• [REQUEST] The listing below begins with the first line you should copy; stop after the line containing "plt.rcParams['font.family'] = ['Liberation", and drop every picture.

• [SUPPLIED MATERIAL]
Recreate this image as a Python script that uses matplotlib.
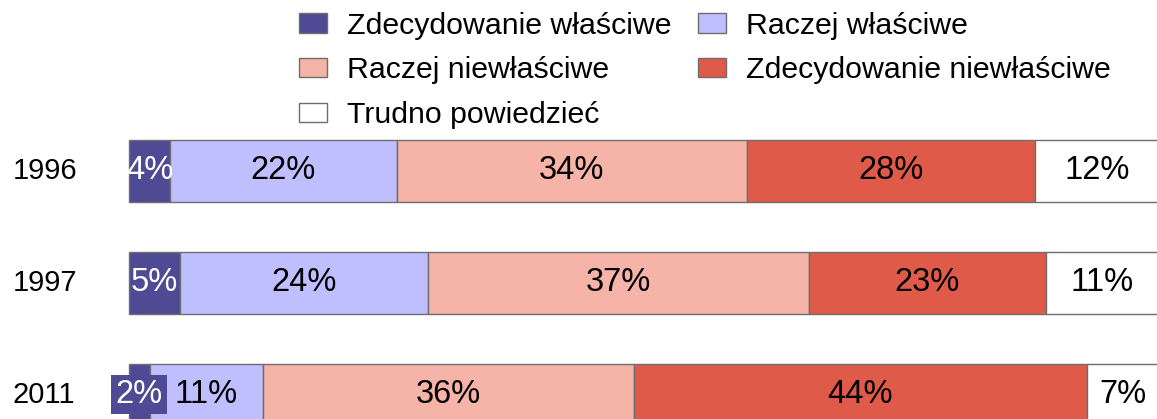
import matplotlib
matplotlib.use("Agg")
import matplotlib.pyplot as plt
import numpy as np

plt.rcParams['font.family'] = ['Liberation Sans', 'DejaVu Sans']

years = ["1996", "1997", "2011"]
categories = ["Zdecydowanie właściwe", "Raczej właściwe", "Raczej niewłaściwe",
              "Zdecydowanie niewłaściwe", "Trudno powiedzieć"]
zdecydowanie_wlasciwe = [4, 5, 2]
raczej_wlasciwe = [22, 24, 11]
raczej_niewlasciwe = [34, 37, 36]
zdecydowanie_niewlasciwe = [28, 23, 44]
trudno_powiedziec = [12, 11, 7]

series = [zdecydowanie_wlasciwe, raczej_wlasciwe, raczej_niewlasciwe,
          zdecydowanie_niewlasciwe, trudno_powiedziec]
colors = ["#4F4A94", "#BFBFFF", "#F6B3A7", "#E05A4A", "#FFFFFF"]
text_colors = ["white", "black", "black", "black", "black"]

fig = plt.figure(figsize=(11.57, 4.19), dpi=100)
ax = fig.add_axes([0, 0, 1, 1])

y = np.arange(len(years))
left = np.zeros(len(years))
bars = []
for vals, col, tcol in zip(series, colors, text_colors):
    b = ax.barh(y, vals, left=left, height=0.555, color=col,
                edgecolor="#6e6e6e", linewidth=1.0)
    bars.append(b)
    for i, v in enumerate(vals):
        kw = {}
        if v <= 2:
            # tiny segment: label sits on a box of the segment colour
            kw["bbox"] = dict(facecolor=col, edgecolor="none", pad=3)
        ax.text(left[i] + v / 2, y[i], f"{v}%", ha="center", va="center",
                fontsize=23.5, color=tcol, **kw)
    left += np.array(vals)

for i, yr in enumerate(years):
    ax.text(-11.32, y[i], yr, ha="left", va="center", fontsize=21)

ax.set_xlim(-12.52, 99.8)
ax.set_ylim(2.219, -1.530)
ax.axis("off")

# legend filled row by row like the original
order = [0, 2, 4, 1, 3]
fig.legend([bars[k] for k in order], [categories[k] for k in order],
           ncol=2, loc="upper left", bbox_to_anchor=(0.2373, 1.03),
           frameon=False, fontsize=21.8,
           handlelength=0.92, handleheight=0.6, handletextpad=0.68,
           columnspacing=0.86, labelspacing=0.55, borderpad=0.3)

fig.savefig("out.png", dpi=100)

• [SOLUTION FOR THIS EXERCISE]
Recreate this image as a Python script that uses matplotlib.
import matplotlib
matplotlib.use("Agg")
import matplotlib.pyplot as plt
import numpy as np

plt.rcParams['font.family'] = ['Liberation Sans', 'DejaVu Sans']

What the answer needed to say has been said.